--- Begin SOURCE DATA ---
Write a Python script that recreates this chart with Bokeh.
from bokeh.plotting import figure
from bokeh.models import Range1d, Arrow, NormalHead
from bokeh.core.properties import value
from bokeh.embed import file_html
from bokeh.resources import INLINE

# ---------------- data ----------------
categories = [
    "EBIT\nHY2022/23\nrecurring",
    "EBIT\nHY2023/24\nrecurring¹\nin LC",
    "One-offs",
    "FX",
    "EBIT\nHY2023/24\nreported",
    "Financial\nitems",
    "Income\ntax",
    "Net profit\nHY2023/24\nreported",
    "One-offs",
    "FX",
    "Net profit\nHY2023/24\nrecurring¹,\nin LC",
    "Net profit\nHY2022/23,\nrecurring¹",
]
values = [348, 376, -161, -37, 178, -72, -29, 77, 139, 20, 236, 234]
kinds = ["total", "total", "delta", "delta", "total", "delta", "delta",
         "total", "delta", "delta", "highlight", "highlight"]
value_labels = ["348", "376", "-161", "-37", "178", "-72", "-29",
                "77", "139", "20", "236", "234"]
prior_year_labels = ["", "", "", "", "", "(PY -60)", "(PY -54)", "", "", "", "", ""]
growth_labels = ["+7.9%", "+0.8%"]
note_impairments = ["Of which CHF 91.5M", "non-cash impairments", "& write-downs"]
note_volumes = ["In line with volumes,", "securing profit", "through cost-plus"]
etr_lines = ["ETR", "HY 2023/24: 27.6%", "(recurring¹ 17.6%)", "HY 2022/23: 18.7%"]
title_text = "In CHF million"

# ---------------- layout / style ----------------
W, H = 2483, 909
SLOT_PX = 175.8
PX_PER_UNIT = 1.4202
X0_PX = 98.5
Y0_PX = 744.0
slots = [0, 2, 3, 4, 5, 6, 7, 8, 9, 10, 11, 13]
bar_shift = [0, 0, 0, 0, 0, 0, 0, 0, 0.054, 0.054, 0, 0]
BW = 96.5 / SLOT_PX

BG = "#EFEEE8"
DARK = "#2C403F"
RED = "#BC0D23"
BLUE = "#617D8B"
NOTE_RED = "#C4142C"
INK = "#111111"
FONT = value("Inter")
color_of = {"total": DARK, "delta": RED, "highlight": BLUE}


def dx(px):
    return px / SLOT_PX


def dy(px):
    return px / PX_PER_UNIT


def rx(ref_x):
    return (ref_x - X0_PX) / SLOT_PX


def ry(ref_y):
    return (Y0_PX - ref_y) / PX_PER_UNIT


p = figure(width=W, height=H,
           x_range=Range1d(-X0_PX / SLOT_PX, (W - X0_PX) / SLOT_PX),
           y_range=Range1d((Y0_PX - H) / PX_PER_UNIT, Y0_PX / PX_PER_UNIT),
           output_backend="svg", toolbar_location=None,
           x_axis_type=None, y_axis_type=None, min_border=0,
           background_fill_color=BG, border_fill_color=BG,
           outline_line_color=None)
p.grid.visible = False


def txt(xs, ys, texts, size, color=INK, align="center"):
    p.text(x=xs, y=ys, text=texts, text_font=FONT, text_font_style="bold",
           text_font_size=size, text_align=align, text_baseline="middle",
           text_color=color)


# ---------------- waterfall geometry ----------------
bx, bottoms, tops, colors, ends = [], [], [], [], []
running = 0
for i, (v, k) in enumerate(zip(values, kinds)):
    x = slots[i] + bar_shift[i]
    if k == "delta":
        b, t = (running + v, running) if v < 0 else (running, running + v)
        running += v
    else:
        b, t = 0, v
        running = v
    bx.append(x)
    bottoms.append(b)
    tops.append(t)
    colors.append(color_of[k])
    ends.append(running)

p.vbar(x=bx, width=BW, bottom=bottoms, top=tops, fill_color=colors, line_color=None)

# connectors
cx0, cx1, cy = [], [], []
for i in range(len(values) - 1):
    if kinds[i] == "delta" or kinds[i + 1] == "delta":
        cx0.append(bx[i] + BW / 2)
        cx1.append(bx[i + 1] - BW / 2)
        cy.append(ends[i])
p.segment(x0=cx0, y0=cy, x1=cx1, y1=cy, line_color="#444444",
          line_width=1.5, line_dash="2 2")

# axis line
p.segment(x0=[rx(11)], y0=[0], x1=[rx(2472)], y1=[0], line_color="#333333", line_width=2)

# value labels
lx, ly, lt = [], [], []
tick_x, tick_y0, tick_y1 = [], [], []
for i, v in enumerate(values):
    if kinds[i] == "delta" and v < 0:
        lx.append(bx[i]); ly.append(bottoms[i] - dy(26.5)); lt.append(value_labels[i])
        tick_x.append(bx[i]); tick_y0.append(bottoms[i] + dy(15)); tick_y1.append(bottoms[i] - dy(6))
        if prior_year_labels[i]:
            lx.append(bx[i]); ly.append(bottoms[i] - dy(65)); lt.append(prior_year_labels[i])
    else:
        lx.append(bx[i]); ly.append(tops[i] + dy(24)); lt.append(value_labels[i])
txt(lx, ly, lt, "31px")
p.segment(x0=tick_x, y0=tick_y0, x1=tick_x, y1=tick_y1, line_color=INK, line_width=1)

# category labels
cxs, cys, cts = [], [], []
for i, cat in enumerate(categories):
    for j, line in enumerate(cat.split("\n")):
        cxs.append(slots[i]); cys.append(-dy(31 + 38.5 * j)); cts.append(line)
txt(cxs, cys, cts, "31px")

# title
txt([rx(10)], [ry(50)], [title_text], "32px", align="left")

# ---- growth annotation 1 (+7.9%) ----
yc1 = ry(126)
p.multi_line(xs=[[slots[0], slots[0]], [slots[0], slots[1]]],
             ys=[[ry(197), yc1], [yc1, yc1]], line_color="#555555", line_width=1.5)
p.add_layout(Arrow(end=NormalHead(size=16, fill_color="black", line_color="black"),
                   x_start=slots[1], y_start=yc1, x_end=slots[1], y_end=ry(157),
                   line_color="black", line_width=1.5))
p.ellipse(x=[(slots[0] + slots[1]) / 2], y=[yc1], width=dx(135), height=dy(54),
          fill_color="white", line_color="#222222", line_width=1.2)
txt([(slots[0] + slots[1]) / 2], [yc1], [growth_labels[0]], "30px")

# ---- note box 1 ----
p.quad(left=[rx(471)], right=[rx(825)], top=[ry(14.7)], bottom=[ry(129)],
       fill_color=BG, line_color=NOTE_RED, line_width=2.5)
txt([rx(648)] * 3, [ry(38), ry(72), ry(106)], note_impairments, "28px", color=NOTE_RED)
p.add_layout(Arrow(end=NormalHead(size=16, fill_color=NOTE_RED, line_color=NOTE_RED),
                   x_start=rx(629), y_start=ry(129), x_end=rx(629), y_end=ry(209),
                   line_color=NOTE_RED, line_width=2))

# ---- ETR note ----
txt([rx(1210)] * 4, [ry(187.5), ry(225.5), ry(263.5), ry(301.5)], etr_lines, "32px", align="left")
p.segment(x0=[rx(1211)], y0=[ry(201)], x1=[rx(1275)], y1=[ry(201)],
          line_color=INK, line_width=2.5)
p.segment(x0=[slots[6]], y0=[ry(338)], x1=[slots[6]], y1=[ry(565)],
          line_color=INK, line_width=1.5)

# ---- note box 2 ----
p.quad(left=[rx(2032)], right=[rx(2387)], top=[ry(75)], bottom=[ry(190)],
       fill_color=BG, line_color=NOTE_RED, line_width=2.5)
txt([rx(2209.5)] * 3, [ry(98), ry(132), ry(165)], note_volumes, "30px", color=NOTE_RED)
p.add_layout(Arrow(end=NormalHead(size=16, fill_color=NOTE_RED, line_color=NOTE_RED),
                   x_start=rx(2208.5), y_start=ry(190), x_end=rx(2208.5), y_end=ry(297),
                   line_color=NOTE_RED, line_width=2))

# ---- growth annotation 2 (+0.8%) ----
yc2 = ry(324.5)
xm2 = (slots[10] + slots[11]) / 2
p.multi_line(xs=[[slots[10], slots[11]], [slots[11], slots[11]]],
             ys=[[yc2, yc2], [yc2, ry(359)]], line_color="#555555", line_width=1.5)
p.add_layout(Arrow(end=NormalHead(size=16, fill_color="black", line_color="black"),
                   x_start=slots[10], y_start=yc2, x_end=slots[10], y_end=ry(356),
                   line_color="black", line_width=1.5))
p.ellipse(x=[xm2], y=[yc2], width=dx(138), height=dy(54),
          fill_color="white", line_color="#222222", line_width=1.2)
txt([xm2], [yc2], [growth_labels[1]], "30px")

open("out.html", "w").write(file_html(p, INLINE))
--- End SOURCE DATA ---
§ **AIM OF THE EXERCISE**: Print the listing above from its first line through the line with "from bokeh.resources import INLINE", and stop there.

§ **FINISHED EXERCISE**:
Write a Python script that recreates this chart with Bokeh.
from bokeh.plotting import figure
from bokeh.models import Range1d, Arrow, NormalHead
from bokeh.core.properties import value
from bokeh.embed import file_html
from bokeh.resources import INLINE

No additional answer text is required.